Maybe you’ve seen one, or even enjoyed one yourself. I first heard about them from Merrick, and thought they sounded like a lovely idea – maybe a little extra – but something to tuck away for the elementary school years.
And then June requested a special snack and, well, here we are. Having muffin tin snack trays almost daily :)
Here are a few reasons why I have come to love the muffin tin snack tray:
— They are perfect for using up little odds and ends hanging around the fridge or pantry.
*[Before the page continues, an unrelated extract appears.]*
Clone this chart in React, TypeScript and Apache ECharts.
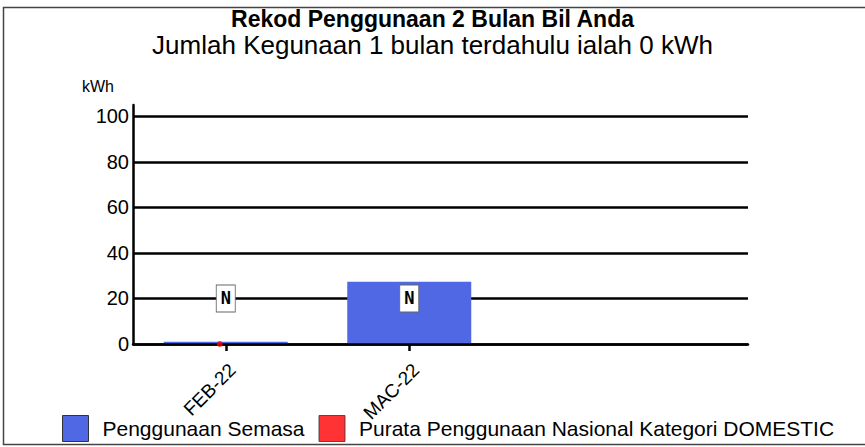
import React, { useEffect, useRef } from "react";
import * as echarts from "echarts";

const months = ["FEB-22", "MAC-22"];
const usage = [1, 27.3];
const nationalAverage: (number | null)[] = [0, null];
const flagLevel = [20, 20];
const flagText = ["N", "N"];
const yTicks = [0, 20, 40, 60, 80, 100];

const FONT = "'Liberation Sans', Arial, sans-serif";

export default function App() {
  const ref = useRef<HTMLDivElement>(null);
  useEffect(() => {
    if (!ref.current) return;
    const chart = echarts.init(ref.current, undefined, { renderer: "svg" });
    const option: any = {
      animation: false,
      backgroundColor: "#fff",
      textStyle: { fontFamily: FONT, color: "#000" },
      title: [
        {
          left: "center",
          top: 7,
          padding: 0,
          text: "Rekod Penggunaan 2 Bulan Bil Anda",
          textStyle: { fontFamily: FONT, fontSize: 23, fontWeight: "bold", color: "#000", lineHeight: 24 },
        },
        {
          left: "center",
          top: 32,
          padding: 0,
          text: "Jumlah Kegunaan 1 bulan terdahulu ialah 0 kWh",
          textStyle: { fontFamily: FONT, fontSize: 26, fontWeight: "normal", color: "#000", lineHeight: 26 },
        },
      ],
      legend: {
        left: 57,
        top: 410,
        icon: "rect",
        itemWidth: 26,
        itemHeight: 26,
        itemGap: 14,
        itemStyle: { borderColor: "#333", borderWidth: 1 },
        data: ["Penggunaan Semasa", "Purata Penggunaan Nasional Kategori DOMESTIC"],
        textStyle: { fontFamily: FONT, fontSize: 21, color: "#000", padding: [16, 0, 0, 9] },
      },
      grid: [
        { left: 133, right: 117, top: 105, bottom: 103 },
        { left: 134, right: 364, top: 105, bottom: 103 },
      ],
      xAxis: [
        {
          gridIndex: 0,
          type: "value",
          min: 0,
          max: 1,
          z: 5,
          axisLine: { show: true, onZero: false, lineStyle: { color: "#000", width: 2.5 } },
          axisTick: { show: false },
          axisLabel: { show: false },
          splitLine: { show: false },
        },
        {
          gridIndex: 1,
          type: "category",
          data: months,
          axisLine: { show: false },
          axisTick: { show: true, alignWithLabel: true, length: 7, lineStyle: { color: "#000", width: 2.5 } },
          axisLabel: {
            rotate: 45,
            fontSize: 19,
            color: "#000",
            margin: 16,
            verticalAlign: "top",
            fontFamily: FONT,
          },
          splitLine: { show: false },
        },
      ],
      yAxis: [
        {
          gridIndex: 0,
          type: "value",
          min: yTicks[0],
          max: 105,
          interval: 20,
          name: "kWh",
          nameLocation: "end",
          nameGap: 11,
          nameTextStyle: { fontFamily: FONT, fontSize: 16, color: "#000", align: "right", padding: [0, 19, 0, 0] },
          axisLine: { show: true, lineStyle: { color: "#000", width: 2.5 } },
          axisTick: { show: false },
          axisLabel: {
            fontSize: 20,
            color: "#000",
            margin: 4,
            showMaxLabel: false,
            formatter: (v: number) => (yTicks.includes(v) ? String(v) : ""),
          },
          splitLine: { show: true, showMaxLine: false, lineStyle: { color: "#000", width: 2.5 } },
        },
        {
          gridIndex: 1,
          type: "value",
          min: 0,
          max: 105,
          show: false,
          splitLine: { show: false },
        },
      ],
      series: [
        {
          name: "Penggunaan Semasa",
          type: "bar",
          xAxisIndex: 1,
          yAxisIndex: 1,
          data: usage,
          barWidth: 124,
          itemStyle: { color: "#5068E3" },
          z: 2,
          markPoint: {
            silent: true,
            symbol: "rect",
            symbolSize: [19, 27],
            itemStyle: { color: "#fff", borderColor: "#666", borderWidth: 1 },
            label: {
              show: true,
              position: "inside",
              color: "#000",
              fontFamily: "'DejaVu Sans Mono', monospace",
              fontSize: 17,
              fontWeight: "bold",
              formatter: (p: any) => p.name,
            },
            data: flagLevel.map((v, i) => ({ name: flagText[i], coord: [i, v] })),
          },
        },
        {
          name: "Purata Penggunaan Nasional Kategori DOMESTIC",
          type: "scatter",
          xAxisIndex: 1,
          yAxisIndex: 1,
          data: nationalAverage,
          symbol: "circle",
          symbolSize: 6,
          symbolOffset: [-6, 0],
          itemStyle: { color: "#ff0000" },
          z: 8,
        },
      ],
      graphic: [
        {
          type: "polyline",
          silent: true,
          shape: { points: [[865, 7.5], [3.5, 7.5], [3.5, 444.5], [865, 444.5]] },
          style: { stroke: "#444", lineWidth: 1.5, fill: null },
        },
      ],
    };
    chart.setOption(option);
    return () => chart.dispose();
  }, []);
  return (
    <div
      ref={ref}
      style={{ position: "fixed", left: 0, top: 0, width: 865, height: 447 }}
    />
  );
}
Less food waste is always a win!
— Because of the fun presentation, and the fact that we’re all eating together, my kids are more likely to try anything new I add to the tray.
— Though most days I’m kind of haphazardly throwing things together, the snack tray presents a creative opportunity for the willing parent: you could theme the contents for upcoming holidays, play around with color or shapes, or attune it to a visitor. Kind of like a modern charcuterie board, but way easier :)
— It helps me get all the food groups into my kiddos in a day. Even if we don’t have a ton of fruits and vegetables at dinner, the snack tray gives me another opportunity to tick those boxes.
And now, a few tips for introducing muffin tin snack trays into your life:
— My initial thought was that I’d introduce snack trays when June started kindergarten – I figured everyone would be a bit older by then and they’d be a sweet moment to reconnect after being apart during the day. Having started earlier, I would say Shep, at 1 3/4, is just barely old enough to participate in a civilized way. He mostly grasps the concepts of sharing, taking one thing at a time, and not putting half-eaten food back into the tray, ha!
— You can fill more than one pocket with the same thing. You don’t have to come up with 12 separate things every day!
— To keep things fun without the budget going wild, I’ve started adding one novel item to my grocery list each week – a new kind of cracker, something from the international aisle, chocolate-covered pretzels, etc. Over a few grocery trips you’ll build up a stash of fun things that you can rotate in and out.
— We like to include a mix of savory and sweet, familiar and foreign, crunchy and soft. Add dips or spreads. Play with colors and textures and have fun!
— Remember you can easily adjust the amounts in each pocket for the number of people eating and how big of a snack you want it to be. June, Shep, and I partake in the snack tray together about 2 hours before dinner, and ours is sized appropriately.
— If you have older kids with bigger appetites, take a tip from Merrick: don’t refill anything until everything is gone. That way, they’ll be forced to eat the veggies if they want more marshmallows :) In our current life stage, I never refill the tray.
— To practice manual dexterity (so Montessori!) and slow the whole process down a bit, give everyone a fancy toothpick to spear with. We like these ones.
Friends, as a parent and a person I am an interesting mix of highly practical and consistently weak-kneed for the magical and memorable. No, not everything in our kiddos’ childhoods has to be magical – much of it will be humdrum and ordinary (and in my opinion that’s actually good!). But I also believe childhood should be punctuated by the needlessly fancy, the extravagantly whimsical, and the fun-just-because. The magical things I love the most are the ones that inject novelty into our days, cause us to linger together, and therefore slow down time. Muffin tin snack trays check all my boxes, and I hope they’ll bring a little sweetness to your days, too!
Friends, I’d love to hear a way you inject a little novelty or magic into daily life, whether or not you have kids!